New Zealand retail spending on credit and debit cards rose at its fastest pace in seven months in May, with gains across all six retail industries measured.
The value of retail spending on electronic cards rose a seasonally adjusted 1.3 percent in May from a 0.4 percent pace in April and no change in March, Statistics New Zealand said. That was the fastest pace since a 1.8 percent increase in October. (See graph below)
Spending appears to have picked up, having dropped off earlier in the year as consumer sentiment was hurt by a slowdown in the housing market and higher credit costs after mortgage lending restrictions introduced by the Reserve Bank in October started to bite and as the central bank began a cycle of interest rate hikes in March. Electronic card transactions account for about two-thirds of all retail spending.
"The solid increase in retail spending in May reflected continued high levels of consumer confidence, which helped to support spending in discretionary areas such as hospitality. Meanwhile, population growth is driving increased spending on necessities such as groceries," ASB Bank economist Christina Leung said in a note. "We expect continued positive developments, such as an ongoing recovery in the labour market, will encourage further growth in consumer spending over the remainder of 2014."
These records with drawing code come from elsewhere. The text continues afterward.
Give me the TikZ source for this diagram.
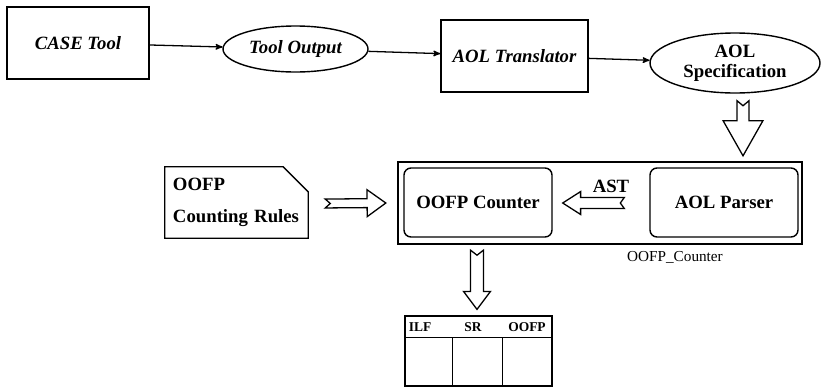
\documentclass[tikz,border=0pt]{standalone}
\usepackage{fontspec}
\setmainfont{Liberation Serif}
\setsansfont{Liberation Sans}
\usetikzlibrary{calc,shapes,arrows}
\tikzstyle{every edge}=[->,>=stealth',line width=1.1pt,draw]
\tikzstyle{tool}=[draw,line width=1.2pt,minimum width=4.26cm,minimum height=2.16cm,font=\fontsize{16}{18}\selectfont\bfseries\itshape]
\tikzstyle{data}=[draw,ellipse,line width=1.2pt,inner sep=0pt,font=\fontsize{16}{18}\selectfont\bfseries\itshape]
\tikzstyle{part}=[draw,rounded corners=6pt,line width=1.2pt,minimum width=4.44cm,minimum height=2.07cm,font=\fontsize{16}{18}\selectfont\bfseries]
\tikzstyle{head}=[inner sep=0pt,font=\fontsize{11.5}{13}\selectfont\bfseries]
% hollow block arrow: shaft half width, head half width, head length, notch depth
\tikzset{hollow/.style n args={4}{draw,line width=1.1pt,fill=white,to path={
    let \p1=(\tikztostart), \p2=(\tikztotarget),
        \p3=($(\p2)!#3!(\p1)$), \p4=($(\p1)!#4!(\p2)$) in
    ($(\p1)!#1!90:(\p2)$) -- ($(\p3)!#1!90:(\p2)$) -- ($(\p3)!#2!90:(\p2)$)
    -- (\p2) -- ($(\p3)!#2!-90:(\p2)$) -- ($(\p3)!#1!-90:(\p2)$)
    -- ($(\p1)!#1!-90:(\p2)$) -- (\p4) -- cycle}}}

\begin{document}
\begin{tikzpicture}[x=0.03cm,y=-0.03cm]
  \useasboundingbox (0,0) rectangle (821,386);

  % top row
  \node[tool] (case) at (78,43) {CASE Tool};
  \node[data,minimum width=4.35cm,minimum height=1.38cm] (out) at (295.5,49) {Tool Output};
  \node[tool,minimum width=4.41cm] (trans) at (514.5,56) {AOL Translator};
  \node[data,minimum width=5.1cm,minimum height=1.8cm,align=center,
        font=\fontsize{16}{17}\selectfont\bfseries] (spec) at (735,63) {AOL\\Specification};

  \path (case) edge (out)
  (out) edge (trans)
  (trans) edge (spec);

  % counting rules
  \node[text width=3.81cm,inner xsep=0.24cm,minimum height=2.13cm,align=left,
        font=\fontsize{16}{27}\selectfont\bfseries] (rules) at (236.5,202.5) {OOFP\\Counting Rules};
  \draw[line width=1.2pt] (rules.south west) -- (rules.north west)
    -- ($(rules.north east)+(-25,0)$) -- ($(rules.north east)+(0,25)$)
    -- (rules.south east) -- cycle;

  % counter component
  \node[draw,line width=2pt,minimum width=12.12cm,minimum height=2.46cm] (counter) at (600,203) {};
  \node[part] (cnt) at (478,202.5) {OOFP Counter};
  \node[part] (parser) at (724,202.5) {AOL Parser};
  \node[font=\fontsize{16}{18}\selectfont\bfseries] (ast) at (611,186) {AST};
  \node[font=\fontsize{13}{15}\selectfont] (cname) at (675,257) {OOFP\_Counter};

  % result table
  \node[draw,line width=1.1pt,minimum width=4.41cm,minimum height=2.1cm] (tab) at (478.5,351) {};
  \draw[line width=1.1pt] ($(tab.north west)+(0,22)$) -- ($(tab.north east)+(0,22)$);
  \draw[line width=1.1pt] ($(tab.north west)+(48,22)$) -- ($(tab.south west)+(48,0)$);
  \draw[line width=1.1pt] ($(tab.north west)+(98,22)$) -- ($(tab.south west)+(98,0)$);
  \node[head] (hilf) at (420,327) {ILF};
  \node[head] (hsr) at (473,327) {SR};
  \node[head] (hoofp) at (527,327) {OOFP};

  % block arrows
  \coordinate (s1) at ($(spec.south)+(8,7)$);
  \coordinate (t1) at ($(s1 |- counter.north)+(0,-5)$);
  \path[hollow={5.1pt}{17pt}{30pt}{4.3pt}] (s1) to (t1);

  \coordinate (s2) at ($(rules.east)+(17,1)$);
  \coordinate (t2) at ($(counter.west)+(-11,0)$);
  \path[hollow={3.8pt}{11.5pt}{16pt}{4.3pt}] (s2) to (t2);

  \coordinate (s3) at ($(parser.west)+(-25,0.5)$);
  \coordinate (t3) at ($(cnt.east)+(10,0.5)$);
  \path[hollow={4.7pt}{9.8pt}{15.3pt}{3.4pt}] (s3) to (t3);

  \coordinate (s4) at ($(cnt.south |- counter.south)+(-1,5)$);
  \coordinate (t4) at ($(s4 |- tab.north)+(0,-6)$);
  \path[hollow={5.5pt}{11.5pt}{15.3pt}{4.3pt}] (s4) to (t4);
\end{tikzpicture}
\end{document}
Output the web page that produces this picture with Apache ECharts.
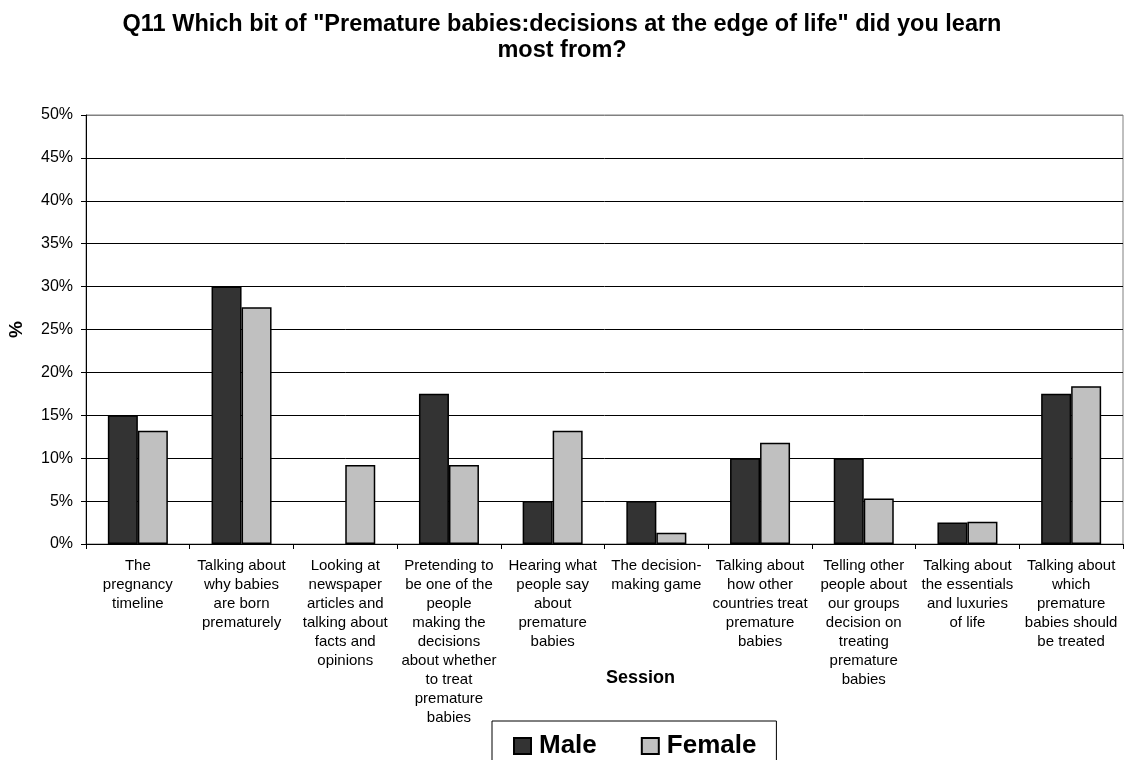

Reserve Bank governor Graeme Wheeler is tomorrow expected to hike the benchmark interest rate for a third time this year and signal further increases are on their way as he attempts to slow inflation.
"With a stronger household sector underpinning continued growth in the New Zealand economy, we expect the RBNZ will continue to tighten monetary policy over 2014 and 2015," said ASB's Leung.
Today's figures showed core retailing, which excludes spending on fuel and auto-related items, gained 1 percent in May, following increases of 0.2 percent the previous two months.
The value of total electronic card purchases, including services, rebounded 1.7 percent to $6.1 billion in May, following declines of 0.2 percent the previous two months.